The Peru-Colombia match in Lima looms as the most important showdown in Matchday 18; both teams could qualify with a draw, but it’s unlikely that both will qualify if there’s a clear winner. Peru could ride their recent hot streak to their first World Cup in 36 years, while Colombia could overcome the meltdown against Paraguay to secure a spot that seemed so certain just 24 hours ago. Don’t overlook the Argentina-Ecuador match, either; while Argentina has everything to play for and Ecuador just has their pride, the game is in Quito, whose high altitude gives opponents almost as many problems as Bolivia’s La Paz stadium. Argentina hasn’t scored in their last 76 shots in qualifying (their only goal since Matchday 13 was an own goal from Venezuela), and their attacking impotence might cost them against La Tricolor of Ecuador.

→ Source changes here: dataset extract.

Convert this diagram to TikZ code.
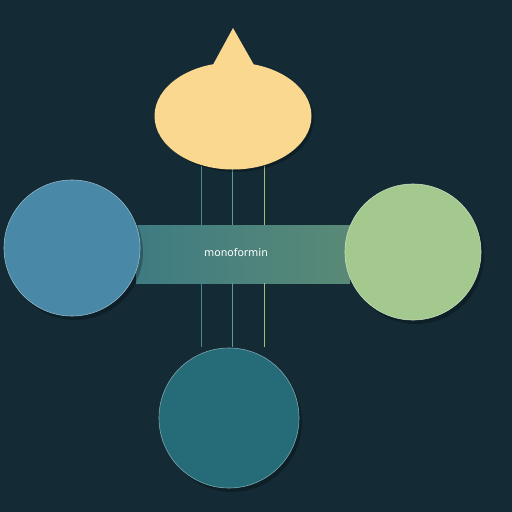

It’s here that we must acknowledge how insane it is that so many talented South American teams compete for only 4.5 slots in the World Cup. Despite all 10 teams in the region being ranked in the top 68 of the FIFA rankings, only half–at most–will participate in soccer’s biggest tournament, due to the ridiculous layout of qualifying. While European powerhouses are generally put into groups with one or two difficult opponents and a handful of minnows, the ten nations of CONMEBOL participate in a grueling 18-match round robin that features some of the most physically intense soccer in the world. Could Venezuela, who has never reached a World Cup, qualify if they were put in a group with Luxembourg and San Marino, instead of having to play the Brazils and Uruguays of the region? We’re not going to say “definitely,” but “probably” feels fitting.
This problem will be somewhat alleviated when the World Cup expands to 48 teams in 2026, as CONMEBOL will get a full 6 slots in that tournament, but the point remains the same: 4 teams will not make it to the World Cup, while European mid-card teams like Northern Ireland and Scotland will qualify with ease. While that does make South America the most hotly-contested qualifying region–and perhaps the only exception to soccer fans’ dislike of the international breaks–it also will leave at least two deserving teams home from Russia 2018. Could it be Peru, with their fantastic second half run and back-and-forth matches? Or Chile, with all their experience and grit? Could Colombia, the darlings of the 2014 World Cup, be left out? Or will it be Argentina and Lionel Messi that don’t get a chance to repeat their World Cup final performance next summer?
Whatever the case, the difficulty of qualifying out of CONMEBOL will weigh heavily on these teams as they lace up for Tuesday’s decisive matches.